Being a part of “the Hamptons” — and we shudder even to write that phrase — comes with some very obvious realities.
Some, like the almost obsessive accounting about the cost of lobster salad as if it were a measure of the worldwide economy, are hilarious rituals that remind locals our communities are viewed very differently in summer than they are during the other nine months of the year.
Other realities, like the beautiful natural world that surrounds us, our beaches, our bays, our farms — the impetus for our popularity in the first place — reminds us how lucky we are to be here and why we fight to remain.
But then there are other realities that are sometimes hard to stomach. These are mostly tied to our tight-knit community being branded for profit — a blessing and a curse as we all benefit in some measure by the robustness of our economy, which is largely supported by the very people who coined us “the Hamptons” instead of recognizing us as individual places.
One of the most obvious ways in which people have profited from this branding is through real estate. It’s an industry that supports us entirely and is largely to be credited with the reason the national recession stung, but failed to do substantive long term damage on the East End.
Real estate has not only provided us with a buffer, but also has given local families an opportunity to rent their homes during the season. Many stay with relatives or friends or travel to less expensive parts of the country and make enough money off a seasonal rental to survive the rest of the year without a huge financial burden hanging over their heads.
It has been and remains an important tool; and we do believe in the rights of property owners who are invested and a part of this community to share that with others, even for a profit.
But in addition to renting out a house for the entire summer, another reality that makes a lot of financial sense is to rent real estate by the week, weekend or even by the day as a business. By hosting weddings and special events, property owners are able to charge a premium over already inflated rental prices in the summer by allowing that special day to occur at their home.
Those who do this sparingly, with the proper permits and neighborly consideration, are doing this the right way. However, we take issue with those landlords who have turned single-family residences into full-fledged commercial operations with little concern for the impacts this could — and often does — have on a community.
We believe in order to protect our neighborhoods in Sag Harbor it is critical for the village board of trustees to explore a rental law that prohibits that kind of operation. At the same time they should preserve a responsible rental system that is a critical part of the real estate industry, and our local economy.

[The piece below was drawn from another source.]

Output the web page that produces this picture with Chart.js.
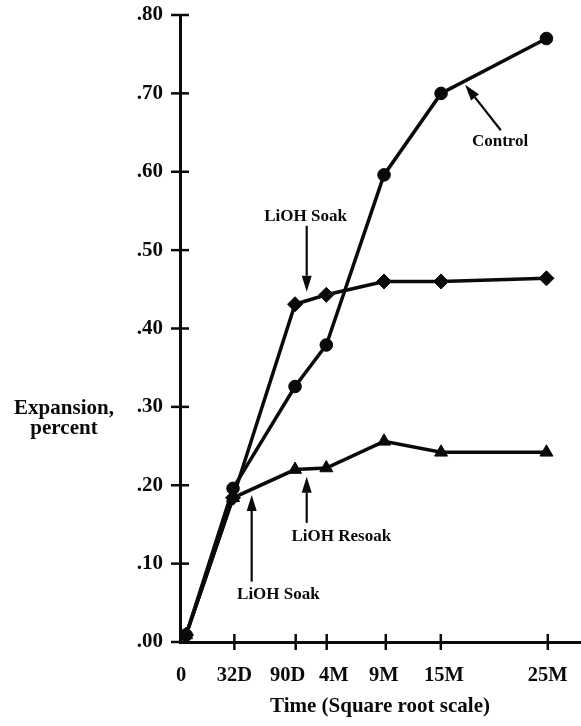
<!DOCTYPE html>
<html>
<head>
<meta charset="utf-8">
<title>Expansion vs time</title>
<script src="https://cdn.jsdelivr.net/npm/chart.js@4.4.1/dist/chart.umd.min.js"></script>
<style>
  html, body { margin: 0; padding: 0; background: #fff; }
  #wrap { width: 581px; height: 726px; position: relative; }
</style>
</head>
<body>
<div id="wrap"><canvas id="chart"></canvas></div>
<script>
/* Expansion (percent) against time on a square-root axis.
   Values. */

// tick labels and where they sit on the (square-root) time axis
var TIME_LABELS = ['0', '32D', '90D', '4M', '9M', '15M', '25M'];
var TIME_TICKS = [0, 4.05, 8.62, 10.93, 15.33, 19.43, 27.4];
var TIME_MAX = 29.8;

// x of the plotted points (first one sits just right of the origin)
var POINT_TIMES = [0.45, 3.95, 8.57, 10.9, 15.2, 19.45, 27.3];

var CONTROL = [0.009, 0.196, 0.326, 0.379, 0.596, 0.700, 0.770];
var LIOH_SOAK = [0.009, 0.184, 0.431, 0.443, 0.460, 0.460, 0.464];
var LIOH_RESOAK = [0.009, 0.184, 0.220, 0.222, 0.256, 0.242, 0.242];

var Y_TICKS = [0, 0.1, 0.2, 0.3, 0.4, 0.5, 0.6, 0.7, 0.8];

// callouts, in data units: text anchor + arrow tail -> tip
var NOTES = [
  { text: 'LiOH Soak', tx: 9.35, ty: 0.543, ax: 9.44, ay: 0.531, bx: 9.44, by: 0.447 },
  { text: 'Control', tx: 23.85, ty: 0.638, ax: 23.9, ay: 0.653, bx: 21.24, by: 0.711 },
  { text: 'LiOH Resoak', tx: 12.02, ty: 0.134, ax: 9.44, ay: 0.152, bx: 9.44, by: 0.211 },
  { text: 'LiOH Soak', tx: 7.33, ty: 0.060, ax: 5.34, ay: 0.077, bx: 5.34, by: 0.1876 }
];

(function () {
  'use strict';

  var INK = '#0a0a0a';
  var SERIF = "'Liberation Serif', 'Times New Roman', serif";
  // the crowded 90D / 4M labels are pushed apart in the original
  var LABEL_NUDGE = [1, 0, -8, 7, -2, 3, 0];

  function pts(values) {
    return values.map(function (v, i) { return { x: POINT_TIMES[i], y: v }; });
  }

  function series(label, values, style, radius) {
    return {
      label: label,
      data: pts(values),
      borderColor: INK,
      backgroundColor: INK,
      borderWidth: 3.5,
      tension: 0,
      pointStyle: style,
      pointRadius: radius,
      pointBorderWidth: 1,
      pointBorderColor: INK,
      pointBackgroundColor: INK
    };
  }

  // cross tick marks, time labels, callouts, horizontal y title
  var decor = {
    id: 'decor',
    afterDraw: function (chart) {
      var ctx = chart.ctx;
      var xs = chart.scales.x;
      var ys = chart.scales.y;
      var area = chart.chartArea;

      ctx.save();
      ctx.strokeStyle = INK;
      ctx.fillStyle = INK;
      ctx.lineWidth = 2.5;
      Y_TICKS.forEach(function (v) {
        var y = ys.getPixelForValue(v);
        ctx.beginPath();
        ctx.moveTo(area.left - 9, y);
        ctx.lineTo(area.left + 9, y);
        ctx.stroke();
      });
      ctx.font = 'bold 20.5px ' + SERIF;
      ctx.textAlign = 'center';
      ctx.textBaseline = 'middle';
      TIME_TICKS.forEach(function (t, i) {
        var x = xs.getPixelForValue(t);
        if (t !== 0) {
          ctx.beginPath();
          ctx.moveTo(x, area.bottom - 8);
          ctx.lineTo(x, area.bottom + 8);
          ctx.stroke();
        }
        ctx.fillText(TIME_LABELS[i], x + LABEL_NUDGE[i], area.bottom + 34);
      });

      // callouts
      ctx.font = 'bold 17px ' + SERIF;
      NOTES.forEach(function (n) {
        ctx.fillText(n.text, xs.getPixelForValue(n.tx), ys.getPixelForValue(n.ty));
        var x1 = xs.getPixelForValue(n.ax), y1 = ys.getPixelForValue(n.ay);
        var x2 = xs.getPixelForValue(n.bx), y2 = ys.getPixelForValue(n.by);
        var ang = Math.atan2(y2 - y1, x2 - x1);
        var head = 16, half = 5;
        var hx = x2 - head * Math.cos(ang), hy = y2 - head * Math.sin(ang);
        ctx.lineWidth = 2.2;
        ctx.beginPath();
        ctx.moveTo(x1, y1);
        ctx.lineTo(hx, hy);
        ctx.stroke();
        ctx.beginPath();
        ctx.moveTo(x2, y2);
        ctx.lineTo(hx + half * Math.sin(ang), hy - half * Math.cos(ang));
        ctx.lineTo(hx - half * Math.sin(ang), hy + half * Math.cos(ang));
        ctx.closePath();
        ctx.fill();
      });

      // y title, written flat to the left of the axis
      ctx.font = 'bold 21px ' + SERIF;
      ctx.fillText('Expansion,', 64, 409);
      ctx.fillText('percent', 64, 429);
      ctx.restore();
    }
  };

  function init() {
    var ctx = document.getElementById('chart').getContext('2d');
    Chart.defaults.font.family = SERIF;
    Chart.defaults.color = INK;

    new Chart(ctx, {
      type: 'line',
      data: {
        datasets: [
          series('LiOH Resoak', LIOH_RESOAK, 'triangle', 7.5),
          series('LiOH Soak', LIOH_SOAK, 'rectRot', 7.5),
          series('Control', CONTROL, 'circle', 6.3)
        ]
      },
      options: {
        responsive: true,
        maintainAspectRatio: false,
        animation: false,
        layout: { autoPadding: false, padding: { top: 15, right: 1, bottom: 0, left: 0 } },
        plugins: {
          legend: { display: false },
          tooltip: { enabled: false }
        },
        scales: {
          x: {
            type: 'linear',
            min: 0,
            max: TIME_MAX,
            afterBuildTicks: function (s) {
              s.ticks = TIME_TICKS.map(function (t) { return { value: t }; });
            },
            afterFit: function (s) {
              s.height = 84;
              s.paddingLeft = 0;
              s.paddingRight = 0;
            },
            ticks: { display: false },
            grid: { display: false, drawTicks: false },
            border: { display: true, width: 3, color: INK },
            title: {
              display: true,
              text: 'Time (Square root scale)',
              font: { size: 21, weight: 'bold' },
              padding: { top: 0, bottom: 7 }
            }
          },
          y: {
            min: 0,
            max: 0.8,
            afterBuildTicks: function (s) {
              s.ticks = Y_TICKS.map(function (v) { return { value: v }; });
            },
            afterFit: function (s) {
              s.width = 180;
              s.paddingTop = 0;
              s.paddingBottom = 0;
            },
            ticks: {
              padding: 17,
              font: { size: 21, weight: 'bold' },
              callback: function (v) { return '.' + Math.round(v * 100).toString().padStart(2, '0'); }
            },
            grid: { display: false, drawTicks: false },
            border: { display: true, width: 3, color: INK }
          }
        }
      },
      plugins: [decor]
    });
  }

  if (document.readyState === 'loading') {
    document.addEventListener('DOMContentLoaded', init);
  } else {
    init();
  }
})();
</script>
</body>
</html>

With no statutes in place, save a mass gathering permit requirement for large, non-profit events, we believe the Village of Sag Harbor has left itself open to those who would turn single-family homes into essentially a catering hall. We suggest the village immediately begin exploring protective code provisions, including limiting the number of short-term rentals — those under two-weeks — to just a handful per household per year in order to ensure our residential communities remain just that … residential.
Otherwise, what is owning or renting a home in “the Hamptons” really worth?